C'est pour cela que plutôt que de s'intéresser à ceux qui citent le texte de Rimbaud ultérieurement il faut rechercher les mentions "cité sainte" antérieures à Rimbaud. J'en ai justement une significative dans le livre de Sarcey que je viens de citer à quelques reprises. Elle figure dans la toute première page, dans les premiers paragraphes du premier chapitre "Avant le siège" : "Et puis, Paris ! C'était pour nous la ville sainte, la capitale de la civilisation, et, comme disaient les Grecs, le nombril de la terre; qu'on osât y toucher jamais, c'était un sacrilège, dont il ne pouvait tomber dans la pensée qu'aucun peuple se rendit jamais coupable !"
En tête de son ouvrage, Sarcey souligne l'impensable agression contre Paris des prussiens, moins pour la dénoncer ici que pour caractériser la blême désillusion du peuple français. Dans le texte de Rimbaud, une lecture passive ne fait qu'envisager une production rhétorique du mythe révolutionnaire, mais cette petite allusion à Sarcey révèle toute la nature polémique à laquelle introduit la mention "cité sainte" au vers 4 du poème. L'impensable se reproduit une deuxième fois, mais il est à l'actif de personnes qui comme Sarcey ou d'autres avait pensé que Paris était une "cité sainte" sur laquelle il était inimaginable que les "vandales" germaniques portent la main. L'impensable s'aggrave ici du fait que les agresseurs français ont vaincu en Paris l'idée même qu'elle portait à ce jour et qui devait rayonner dans le monde.

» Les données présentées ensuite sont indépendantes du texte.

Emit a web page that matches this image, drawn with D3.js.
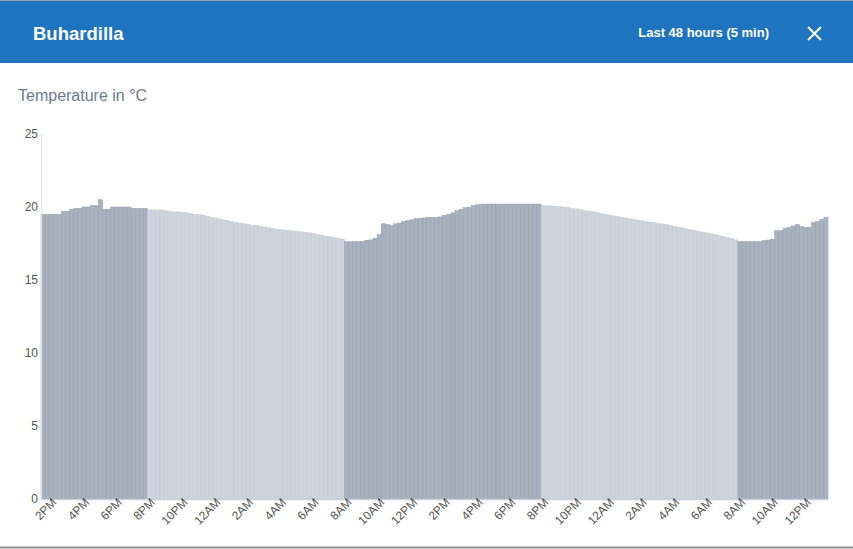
<!DOCTYPE html>
<html lang="en">
  <head>
    <meta charset="utf-8">
    <title>Buhardilla</title>
    <script src="https://cdn.jsdelivr.net/npm/d3@7"></script>
    <style>
      body { margin: 0; background: #fff; font-family: "Liberation Sans", Arial, sans-serif; }
      .axis text { font-family: "Liberation Sans", Arial, sans-serif; fill: #555; }
      .axis .domain { display: none; }
      .axis line { display: none; }
    </style>
  </head>
  <body>
    <script>
      // temperature readings, one every 15 minutes, starting 1:30PM
      var afternoon1 = [19.5, 19.5, 19.5, 19.5, 19.5, 19.7, 19.7, 19.85, 19.9, 19.9,
        20.0, 20.0, 20.1, 20.1, 20.5, 19.85, 19.85, 20.0, 20.0, 20.0, 20.0, 20.0,
        19.9, 19.9, 19.9, 19.9];
      var night1 = [19.8, 19.8, 19.8, 19.8, 19.75, 19.7, 19.66, 19.66, 19.63, 19.6,
        19.55, 19.5, 19.5, 19.45, 19.38, 19.3, 19.25, 19.18, 19.12, 19.07,
        19.0, 18.95, 18.9, 18.85, 18.8, 18.75, 18.72, 18.68, 18.63, 18.58,
        18.53, 18.48, 18.45, 18.42, 18.4, 18.37, 18.33, 18.3, 18.26, 18.23,
        18.18, 18.12, 18.06, 18.0, 17.95, 17.9, 17.85, 17.8];
      var day2 = [17.62, 17.62, 17.62, 17.62, 17.65, 17.72, 17.75, 17.85, 18.1, 18.85,
        18.8, 18.72, 18.85, 18.9, 19.0, 19.06, 19.12, 19.2, 19.22, 19.25,
        19.3, 19.3, 19.3, 19.32, 19.42, 19.5, 19.6, 19.75, 19.85, 19.95,
        20.0, 20.1, 20.15, 20.2, 20.2, 20.2, 20.2, 20.2, 20.2, 20.2,
        20.2, 20.2, 20.2, 20.2, 20.2, 20.2, 20.2, 20.2];
      var night2 = [20.1, 20.1, 20.08, 20.05, 20.03, 20.0, 19.97, 19.9, 19.87, 19.82,
        19.78, 19.73, 19.68, 19.63, 19.58, 19.52, 19.46, 19.4, 19.35, 19.3,
        19.25, 19.2, 19.15, 19.1, 19.05, 19.0, 18.97, 18.93, 18.88, 18.84,
        18.8, 18.74, 18.68, 18.62, 18.56, 18.5, 18.45, 18.4, 18.33, 18.28,
        18.22, 18.16, 18.1, 18.03, 17.97, 17.9, 17.83, 17.75];
      var day3 = [17.62, 17.62, 17.62, 17.62, 17.62, 17.62, 17.7, 17.74, 17.8, 18.38,
        18.38, 18.55, 18.6, 18.7, 18.8, 18.65, 18.6, 18.62, 18.95, 19.0,
        19.15, 19.3];
      var yTicks = [0, 5, 10, 15, 20, 25];

      var temps = afternoon1.concat(night1, day2, night2, day3);
      var start = new Date(2024, 0, 1, 13, 30);
      var stepMin = 15;
      var data = temps.map(function (v, i) {
        return { t: d3.timeMinute.offset(start, i * stepMin), v: v };
      });
      var end = d3.timeMinute.offset(start, temps.length * stepMin);

      var w = 853, h = 549;
      var plotL = 41, plotR = 828, plotT = 134, plotB = 499;

      var svg = d3.select("body").append("svg")
        .attr("width", w)
        .attr("height", h);

      // header
      svg.append("rect")
        .attr("x", 0).attr("y", 0)
        .attr("width", w).attr("height", 63)
        .attr("fill", "#1f74bf");
      svg.append("line")
        .attr("x1", 0).attr("x2", w).attr("y1", 0.5).attr("y2", 0.5)
        .attr("stroke", "#9aa4ad");
      svg.append("text")
        .attr("x", 33).attr("y", 40)
        .attr("fill", "#fff")
        .attr("font-size", 18.5)
        .attr("font-weight", "bold")
        .text("Buhardilla");
      svg.append("text")
        .attr("x", 769).attr("y", 37)
        .attr("text-anchor", "end")
        .attr("fill", "#fff")
        .attr("font-size", 13)
        .attr("font-weight", "bold")
        .text("Last 48 hours (5 min)");
      svg.append("path")
        .attr("d", "M808,27L821,40M821,27L808,40")
        .attr("stroke", "#fff")
        .attr("stroke-width", 2);

      svg.append("text")
        .attr("x", 18).attr("y", 101)
        .attr("fill", "#6f7b8a")
        .attr("font-size", 16)
        .text("Temperature in °C");

      var xScale = d3.scaleTime()
        .domain([start, end])
        .range([plotL, plotR]);
      var yScale = d3.scaleLinear()
        .domain([0, 25])
        .range([plotB, plotT]);

      var barW = xScale(d3.timeMinute.offset(start, stepMin)) - xScale(start);

      function isDay(d) {
        var hr = d.t.getHours();
        return hr >= 8 && hr < 20;
      }

      svg.append("g")
        .selectAll("rect")
        .data(data)
        .enter()
        .append("rect")
        .attr("x", function (d) { return xScale(d.t); })
        .attr("y", function (d) { return yScale(d.v); })
        .attr("width", barW)
        .attr("height", function (d) { return plotB - yScale(d.v); })
        .attr("fill", function (d) { return isDay(d) ? "#a8b1be" : "#cfd4dc"; })
        .attr("stroke", function (d) { return isDay(d) ? "#939eae" : "#c2c8d1"; })
        .attr("stroke-width", 0.5);

      // y axis line
      svg.append("line")
        .attr("x1", plotL + 0.5).attr("x2", plotL + 0.5)
        .attr("y1", plotT).attr("y2", plotB)
        .attr("stroke", "#e0e0e0");

      // x baseline
      svg.append("line")
        .attr("x1", plotL).attr("x2", plotR)
        .attr("y1", plotB + 0.5).attr("y2", plotB + 0.5)
        .attr("stroke", "#c6d1de")
        .attr("stroke-width", 1.5);

      var yAxis = d3.axisLeft(yScale)
        .tickValues(yTicks)
        .tickSize(0)
        .tickPadding(3);
      svg.append("g")
        .attr("class", "y axis")
        .attr("transform", "translate(" + plotL + ",0)")
        .call(yAxis)
        .selectAll("text")
        .attr("font-size", 12);

      var xAxis = d3.axisBottom(xScale)
        .ticks(d3.timeHour.every(2))
        .tickFormat(d3.timeFormat("%-I%p"))
        .tickSize(0);
      svg.append("g")
        .attr("class", "x axis")
        .attr("transform", "translate(0," + plotB + ")")
        .call(xAxis)
        .selectAll("text")
        .attr("font-size", 12)
        .attr("text-anchor", "end")
        .attr("dx", "0.2em")
        .attr("dy", "0.45em")
        .attr("transform", "rotate(-45)");

      svg.append("line")
        .attr("x1", 0).attr("x2", w).attr("y1", 547.5).attr("y2", 547.5)
        .attr("stroke", "#8a8f94")
        .attr("stroke-width", 2);
    </script>
  </body>
</html>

Si la ville est reconnue "sainte" par Sarcey et les autres, pourquoi a-t-on réprimé ce qu'elle exprimait politiquement de neuf en mai 1871 ? Tel est le discours sarcastique du poète sur au moins l'une des deux versions connues du poème. Et l'ironie du titre "Paris se repeuple" est elle-même très forte, car il s'agit d'une sorte de transfusion sanguine ! On vide par les massacres le sang corrompu de la Commune et on rétablit l'image sainte convenue en faisant revenir la population qui a fui Paris au moment de la Commune autour du 18 mars. Je pense que ces subtilités méritaient d'être dites.